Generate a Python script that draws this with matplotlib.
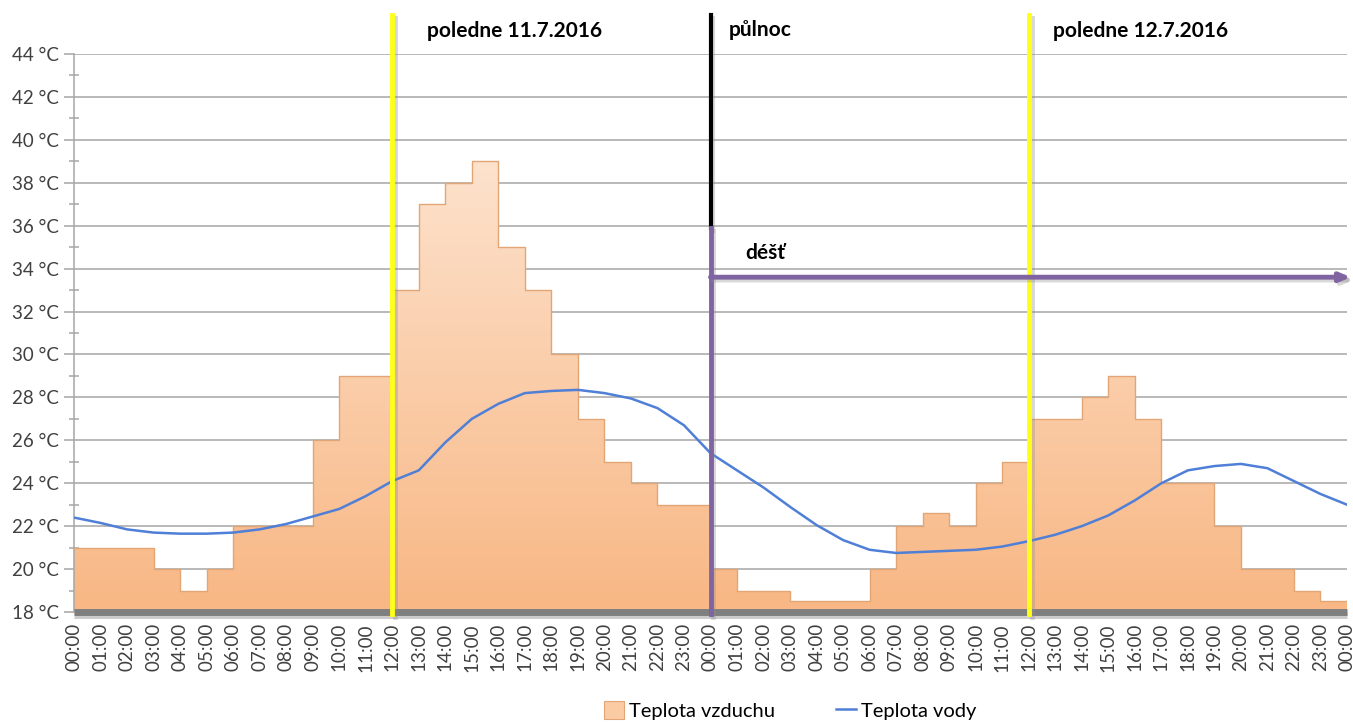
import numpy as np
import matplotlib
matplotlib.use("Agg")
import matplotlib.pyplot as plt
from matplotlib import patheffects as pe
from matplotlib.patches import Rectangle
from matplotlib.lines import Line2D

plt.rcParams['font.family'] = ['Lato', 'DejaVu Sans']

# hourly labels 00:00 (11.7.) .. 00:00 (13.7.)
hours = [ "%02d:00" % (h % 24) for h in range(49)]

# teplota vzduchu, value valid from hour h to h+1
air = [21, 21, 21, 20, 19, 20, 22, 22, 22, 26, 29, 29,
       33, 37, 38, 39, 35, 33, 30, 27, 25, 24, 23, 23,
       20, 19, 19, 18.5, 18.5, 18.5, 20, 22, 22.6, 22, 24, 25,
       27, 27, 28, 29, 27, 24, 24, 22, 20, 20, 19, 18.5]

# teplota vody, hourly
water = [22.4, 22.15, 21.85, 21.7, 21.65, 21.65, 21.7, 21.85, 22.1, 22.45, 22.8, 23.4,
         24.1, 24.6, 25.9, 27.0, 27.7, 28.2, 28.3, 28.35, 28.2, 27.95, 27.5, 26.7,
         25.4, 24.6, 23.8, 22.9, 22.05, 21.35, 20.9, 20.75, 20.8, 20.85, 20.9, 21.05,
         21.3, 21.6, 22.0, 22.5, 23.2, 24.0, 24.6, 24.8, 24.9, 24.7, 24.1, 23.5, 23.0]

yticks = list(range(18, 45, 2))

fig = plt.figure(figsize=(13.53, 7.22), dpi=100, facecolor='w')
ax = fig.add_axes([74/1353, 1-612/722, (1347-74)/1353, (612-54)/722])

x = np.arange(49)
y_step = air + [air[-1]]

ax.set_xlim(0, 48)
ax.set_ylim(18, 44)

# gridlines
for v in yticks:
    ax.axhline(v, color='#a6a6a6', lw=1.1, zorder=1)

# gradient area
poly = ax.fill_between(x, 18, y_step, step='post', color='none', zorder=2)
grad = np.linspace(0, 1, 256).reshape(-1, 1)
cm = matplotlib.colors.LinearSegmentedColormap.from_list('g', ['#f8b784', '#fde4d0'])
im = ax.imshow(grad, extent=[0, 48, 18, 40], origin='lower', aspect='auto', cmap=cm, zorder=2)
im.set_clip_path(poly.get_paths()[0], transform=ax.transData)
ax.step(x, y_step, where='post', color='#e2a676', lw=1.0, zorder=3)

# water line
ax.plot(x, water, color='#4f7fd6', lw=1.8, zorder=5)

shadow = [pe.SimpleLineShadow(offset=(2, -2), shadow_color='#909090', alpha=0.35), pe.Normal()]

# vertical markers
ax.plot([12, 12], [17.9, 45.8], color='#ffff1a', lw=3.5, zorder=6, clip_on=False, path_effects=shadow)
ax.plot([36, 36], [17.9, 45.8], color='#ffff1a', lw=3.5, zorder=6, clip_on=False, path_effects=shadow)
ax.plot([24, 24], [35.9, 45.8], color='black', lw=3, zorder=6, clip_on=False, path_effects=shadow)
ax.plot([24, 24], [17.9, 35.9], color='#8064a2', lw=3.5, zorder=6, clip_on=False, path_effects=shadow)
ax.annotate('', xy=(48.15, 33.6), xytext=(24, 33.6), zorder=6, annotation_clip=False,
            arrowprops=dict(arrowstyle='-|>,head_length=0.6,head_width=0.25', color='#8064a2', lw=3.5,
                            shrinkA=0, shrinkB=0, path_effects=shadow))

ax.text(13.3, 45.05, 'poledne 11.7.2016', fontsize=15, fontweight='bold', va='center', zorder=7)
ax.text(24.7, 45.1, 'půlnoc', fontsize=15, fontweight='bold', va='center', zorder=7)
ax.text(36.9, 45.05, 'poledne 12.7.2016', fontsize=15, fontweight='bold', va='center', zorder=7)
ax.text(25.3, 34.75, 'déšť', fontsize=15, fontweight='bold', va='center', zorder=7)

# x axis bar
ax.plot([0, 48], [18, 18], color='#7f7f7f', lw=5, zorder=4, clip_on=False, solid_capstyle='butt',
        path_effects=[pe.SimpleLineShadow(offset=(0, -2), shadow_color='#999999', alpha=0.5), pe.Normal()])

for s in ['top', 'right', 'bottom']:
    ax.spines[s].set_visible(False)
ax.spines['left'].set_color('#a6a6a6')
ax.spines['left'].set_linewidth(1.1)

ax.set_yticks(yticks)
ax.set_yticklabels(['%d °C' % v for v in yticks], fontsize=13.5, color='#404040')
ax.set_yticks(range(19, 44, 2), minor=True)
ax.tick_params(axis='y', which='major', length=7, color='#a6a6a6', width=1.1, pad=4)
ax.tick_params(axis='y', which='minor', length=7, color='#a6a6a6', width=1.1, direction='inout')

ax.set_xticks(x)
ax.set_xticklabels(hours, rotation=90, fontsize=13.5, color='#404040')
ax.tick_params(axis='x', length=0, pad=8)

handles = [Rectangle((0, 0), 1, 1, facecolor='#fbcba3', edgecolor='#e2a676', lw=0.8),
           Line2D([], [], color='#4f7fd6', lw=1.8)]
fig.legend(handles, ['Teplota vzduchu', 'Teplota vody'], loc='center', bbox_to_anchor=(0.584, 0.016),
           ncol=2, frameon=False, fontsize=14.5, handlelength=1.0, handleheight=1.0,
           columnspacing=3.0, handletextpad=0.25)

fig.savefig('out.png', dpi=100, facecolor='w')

---

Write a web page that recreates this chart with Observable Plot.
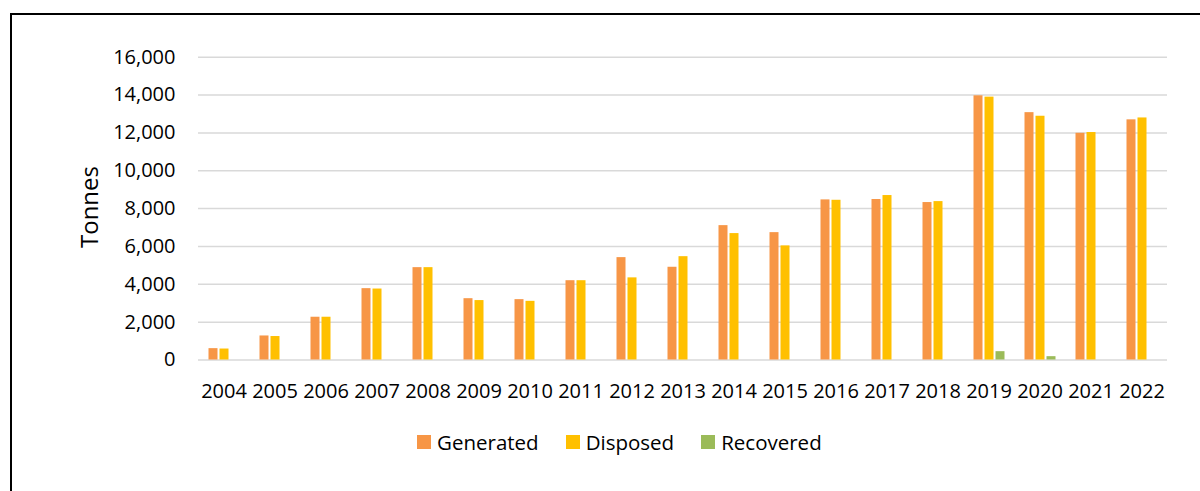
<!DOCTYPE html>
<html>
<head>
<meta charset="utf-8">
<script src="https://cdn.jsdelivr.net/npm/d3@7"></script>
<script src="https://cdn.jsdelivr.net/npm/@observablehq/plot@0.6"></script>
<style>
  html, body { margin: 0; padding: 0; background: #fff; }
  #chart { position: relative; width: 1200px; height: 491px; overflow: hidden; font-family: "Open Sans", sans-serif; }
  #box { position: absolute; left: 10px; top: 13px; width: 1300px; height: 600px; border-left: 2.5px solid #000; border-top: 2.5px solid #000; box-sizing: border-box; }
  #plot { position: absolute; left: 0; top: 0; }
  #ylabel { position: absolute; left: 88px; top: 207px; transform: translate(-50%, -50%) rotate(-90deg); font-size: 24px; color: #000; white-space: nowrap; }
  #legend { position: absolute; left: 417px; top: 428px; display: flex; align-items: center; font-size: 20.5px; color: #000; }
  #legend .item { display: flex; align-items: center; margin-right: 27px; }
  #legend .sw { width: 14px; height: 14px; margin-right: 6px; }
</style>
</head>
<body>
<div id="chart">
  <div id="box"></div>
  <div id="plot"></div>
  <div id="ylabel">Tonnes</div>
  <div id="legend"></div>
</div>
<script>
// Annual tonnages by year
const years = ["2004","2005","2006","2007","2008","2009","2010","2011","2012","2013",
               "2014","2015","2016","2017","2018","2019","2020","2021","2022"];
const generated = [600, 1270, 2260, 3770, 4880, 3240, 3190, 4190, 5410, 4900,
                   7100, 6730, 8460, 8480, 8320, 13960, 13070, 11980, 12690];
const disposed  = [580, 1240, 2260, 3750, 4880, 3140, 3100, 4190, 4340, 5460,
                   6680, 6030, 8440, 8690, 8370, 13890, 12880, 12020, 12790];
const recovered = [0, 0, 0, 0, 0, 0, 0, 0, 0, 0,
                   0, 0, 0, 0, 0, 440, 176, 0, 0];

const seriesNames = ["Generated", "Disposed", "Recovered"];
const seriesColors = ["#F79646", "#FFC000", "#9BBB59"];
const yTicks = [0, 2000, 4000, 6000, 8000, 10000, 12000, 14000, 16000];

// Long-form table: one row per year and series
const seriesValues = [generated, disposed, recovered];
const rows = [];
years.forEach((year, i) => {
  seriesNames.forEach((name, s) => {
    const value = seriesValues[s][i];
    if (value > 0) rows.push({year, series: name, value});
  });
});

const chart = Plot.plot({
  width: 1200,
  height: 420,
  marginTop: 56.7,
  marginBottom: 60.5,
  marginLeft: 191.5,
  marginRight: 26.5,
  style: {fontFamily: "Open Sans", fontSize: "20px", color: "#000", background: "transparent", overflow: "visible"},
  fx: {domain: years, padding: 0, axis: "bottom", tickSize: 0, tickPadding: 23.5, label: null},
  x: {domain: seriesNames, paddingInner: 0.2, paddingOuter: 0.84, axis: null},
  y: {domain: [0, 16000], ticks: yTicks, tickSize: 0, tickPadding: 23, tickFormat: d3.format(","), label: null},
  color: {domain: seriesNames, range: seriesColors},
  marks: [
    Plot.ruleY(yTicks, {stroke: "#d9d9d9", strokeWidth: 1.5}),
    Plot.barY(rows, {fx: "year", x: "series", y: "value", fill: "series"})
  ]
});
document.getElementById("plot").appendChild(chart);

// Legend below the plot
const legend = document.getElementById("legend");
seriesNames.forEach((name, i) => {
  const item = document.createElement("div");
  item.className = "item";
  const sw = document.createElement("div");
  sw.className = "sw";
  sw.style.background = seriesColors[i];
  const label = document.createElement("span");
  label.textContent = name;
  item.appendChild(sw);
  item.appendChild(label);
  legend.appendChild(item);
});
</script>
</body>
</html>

==

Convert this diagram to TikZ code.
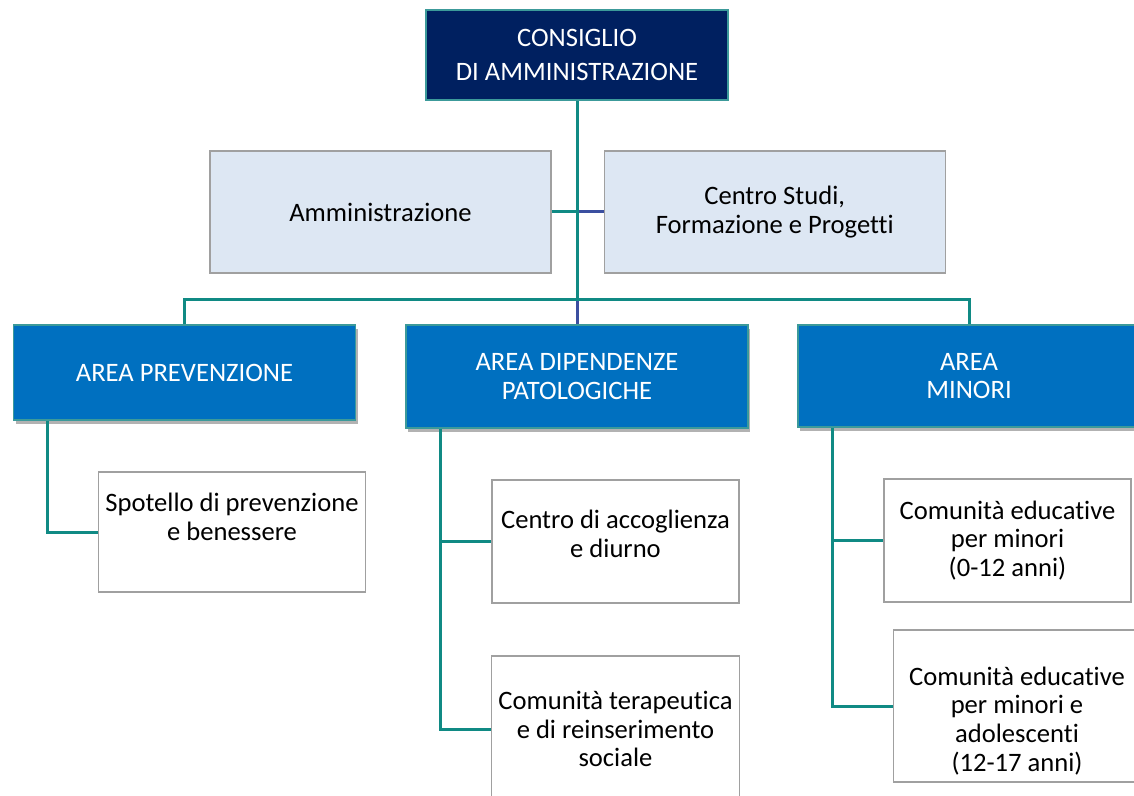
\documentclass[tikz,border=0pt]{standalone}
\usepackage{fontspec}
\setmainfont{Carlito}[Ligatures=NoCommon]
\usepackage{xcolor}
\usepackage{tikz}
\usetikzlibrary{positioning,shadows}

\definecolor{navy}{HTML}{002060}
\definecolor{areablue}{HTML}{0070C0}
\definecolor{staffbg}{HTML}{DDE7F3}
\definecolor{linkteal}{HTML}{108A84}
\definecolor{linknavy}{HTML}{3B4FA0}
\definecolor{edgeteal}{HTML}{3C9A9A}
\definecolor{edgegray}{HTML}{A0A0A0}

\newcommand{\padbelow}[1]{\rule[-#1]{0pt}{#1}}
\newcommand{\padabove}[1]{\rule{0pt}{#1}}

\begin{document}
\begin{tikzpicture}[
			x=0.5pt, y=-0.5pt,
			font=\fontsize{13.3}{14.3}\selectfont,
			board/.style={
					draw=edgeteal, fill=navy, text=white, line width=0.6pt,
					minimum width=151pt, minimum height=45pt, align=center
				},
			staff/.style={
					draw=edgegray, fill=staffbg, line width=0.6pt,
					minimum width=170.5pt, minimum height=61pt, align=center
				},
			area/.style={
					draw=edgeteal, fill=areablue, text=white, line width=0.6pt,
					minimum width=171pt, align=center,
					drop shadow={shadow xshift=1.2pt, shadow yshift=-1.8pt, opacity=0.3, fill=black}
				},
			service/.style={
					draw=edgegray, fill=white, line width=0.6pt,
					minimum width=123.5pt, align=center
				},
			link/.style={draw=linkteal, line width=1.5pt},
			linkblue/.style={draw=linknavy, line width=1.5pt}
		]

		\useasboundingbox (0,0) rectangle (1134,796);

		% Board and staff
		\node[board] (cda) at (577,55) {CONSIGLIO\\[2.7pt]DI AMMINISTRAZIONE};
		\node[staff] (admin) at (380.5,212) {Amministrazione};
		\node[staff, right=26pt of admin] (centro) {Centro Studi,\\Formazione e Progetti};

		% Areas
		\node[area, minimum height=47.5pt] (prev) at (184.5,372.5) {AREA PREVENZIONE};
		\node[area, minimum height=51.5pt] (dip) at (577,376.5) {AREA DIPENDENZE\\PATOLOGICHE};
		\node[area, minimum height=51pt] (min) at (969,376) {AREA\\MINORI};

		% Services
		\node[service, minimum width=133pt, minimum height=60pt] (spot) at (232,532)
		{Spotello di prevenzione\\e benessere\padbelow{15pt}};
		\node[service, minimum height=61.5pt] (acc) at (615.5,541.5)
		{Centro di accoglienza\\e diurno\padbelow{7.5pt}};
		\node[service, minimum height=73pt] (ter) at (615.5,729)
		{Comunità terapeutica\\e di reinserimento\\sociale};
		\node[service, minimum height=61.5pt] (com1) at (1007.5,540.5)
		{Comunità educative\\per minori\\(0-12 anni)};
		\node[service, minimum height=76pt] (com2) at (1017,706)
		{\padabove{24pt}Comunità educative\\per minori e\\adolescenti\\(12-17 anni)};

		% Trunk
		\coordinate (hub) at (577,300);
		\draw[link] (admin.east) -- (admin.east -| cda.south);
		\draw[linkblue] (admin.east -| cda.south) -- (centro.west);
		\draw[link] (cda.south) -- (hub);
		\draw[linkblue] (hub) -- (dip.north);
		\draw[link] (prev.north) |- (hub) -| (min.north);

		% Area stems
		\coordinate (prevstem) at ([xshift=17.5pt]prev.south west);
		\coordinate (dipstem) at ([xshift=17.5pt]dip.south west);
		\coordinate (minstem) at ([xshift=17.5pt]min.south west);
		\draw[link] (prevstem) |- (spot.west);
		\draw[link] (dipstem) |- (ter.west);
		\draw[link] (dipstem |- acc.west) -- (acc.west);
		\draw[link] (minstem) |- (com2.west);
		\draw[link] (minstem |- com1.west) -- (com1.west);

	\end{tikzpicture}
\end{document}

**Work to do**
Using the entries above, extract exactly the lines from the one that contains "Generate a Python" through the one that contains "20, 19, 18.5]". Do not carry over any pictures.

**Written reply**
Generate a Python script that draws this with matplotlib.
import numpy as np
import matplotlib
matplotlib.use("Agg")
import matplotlib.pyplot as plt
from matplotlib import patheffects as pe
from matplotlib.patches import Rectangle
from matplotlib.lines import Line2D

plt.rcParams['font.family'] = ['Lato', 'DejaVu Sans']

# hourly labels 00:00 (11.7.) .. 00:00 (13.7.)
hours = [ "%02d:00" % (h % 24) for h in range(49)]

# teplota vzduchu, value valid from hour h to h+1
air = [21, 21, 21, 20, 19, 20, 22, 22, 22, 26, 29, 29,
       33, 37, 38, 39, 35, 33, 30, 27, 25, 24, 23, 23,
       20, 19, 19, 18.5, 18.5, 18.5, 20, 22, 22.6, 22, 24, 25,
       27, 27, 28, 29, 27, 24, 24, 22, 20, 20, 19, 18.5]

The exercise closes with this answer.